Kuyu’da neresi olduğu belli olmayan bir tren istasyonu, otel odası, cami ve tekke mekânları oluşturmaktadır. Bu yerler, tasvirlerle anlatılmıştır.

Hikâyede sabahın biri, on sekiz saatten beri, sabahleyin şeklinde zaman ifadeleri kullanılmıştır. Ancak olayın zamanı ile ilgili net ifadelere yer verilmemiştir. Yusuf’un tren istasyonunda inmesi, otele gelmesi, camiye gitmesi ve tekkeye gitmesi şeklindeki durumlar dikkate alındığında olayların birkaç gün içinde gerçekleştiği sonucuna ulaşılabilir.

Hikâyede şiirsel ifadelere yer verilerek anlatımın daha ilgi çekici yapılmasına çalışıldığı söylenebilir. Bununla ilgili şu alıntı örnek gösterilebilir:

96 neresi burası

yeryüzü mü yerle gök arasında

cehennemden bir parça mı kimse yok mu

yok mu yok mu ben kimim

ben niçin burdayım (K, s. 36-37)

Kuyu’da “var olmak nedir, insan nedir, yaşam nedir” sorularının 12. ve 13.sayfalarda sorulmuş olması, varoluşçuluk teması bağlamında düşünülebilir. Bu nedenle hikâyede modernizmin tematik bir unsuru olan varoluşçuluğun ele alındığı söylenebilir.

Yaşam nedir, varlık nedir soruları onun için üstesinden gelinemez, dev, korkutucu, sarsıcı sorular olarak beliriyorken, o, bir anda bir kenara itip ayrıntılarla uğraşmaya başlıyordu: çok olmuştu böyle: elini cebine sokarken ya da ağzına çekirdek tanesi alıp gevelerken, işte elimi cebine koymuşum ve işte ağzımda bir çekirdek tanesini geveliyorum diye düşünüyor, bu işleri nasıl olup da başarabildiğine şaşıp kalıyordu.( K, s. 13)

Hikâyenin 15. ve 16. sayfalarında ise bulunulan zamandan daha önceki zamanlara geri dönüş yapılmıştır. Böylece geri dönüş tekniğine yer verilmiştir.

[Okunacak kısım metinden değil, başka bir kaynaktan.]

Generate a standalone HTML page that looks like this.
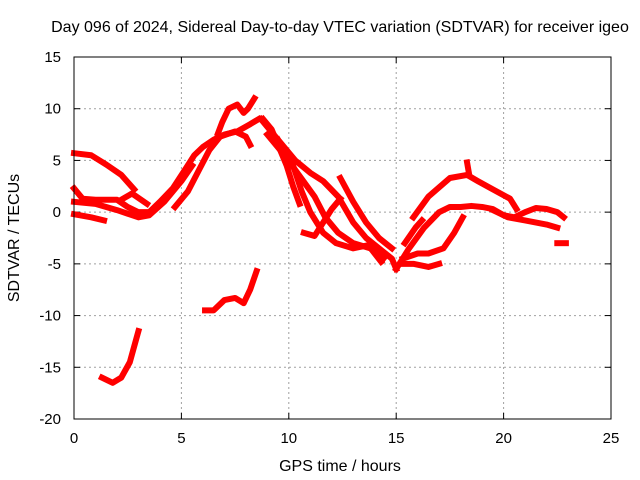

Hikâye kişilerinden Yusuf ile Zeliha’nın birbirlerine karşı cinsel şehvet duymaları ile Yusuf ile Zeliha kıssası arasında benzerlikler kurulduğu görülmektedir. Yusuf ile Zeliha kıssasından alıntılama yapıldığı söylenebilir. Bu alıntılama da modernizmin teknik bir unsuru olarak değerlendirilebilir:

Binlerce yıllık bir olay bu, dedi Yusuf, işte o Zeliha, Yusuf aleyhisselamı odasına çağırınca odada bulunan bir heykelin yüzüne bir peçe örttü. Yusuf aleyhisselam da ona heykelin yüzünü niye örtüyorsun diye sordu, Zeliha da, ondan utanıyorum, onun için örttüm, dedi. Yusuf da ona, sen bir taş parçasından utanıyorsun da ben her şeyi gören rabbimden utanmaz mıyım, diye cevap verdi. ( K,

97 s. 23)

Hikâye genel olarak ise şöyle değerlendirilebilir: Hikâye bir tren yolculuğu ile başlayıp bir tren yolculuğuyla sona erer. Burada bilinçli yapılan bir yolculuktan söz edilemez. Kuyu’dan kurtulma girişimi söz konusudur. Kuyu, bir imge olarak kullanılır ve Hz. Yusuf’un yaşadıkları çağrıştırılır.

Kuyu; hem öğretici olması hem de cinsellik, nefs ve argo bağlamındaki sahnelerin yer alması bakımından Rasim Özdenören’in diğer hikâyelerinden ayrılır. Yazar, Kuyu’da işlediği nefs, bağlanma, arayış, yol, yolculuk, köpek, kadın kavramlarını daha sonra yazacağı hikâyelerinde de kullanacaktır.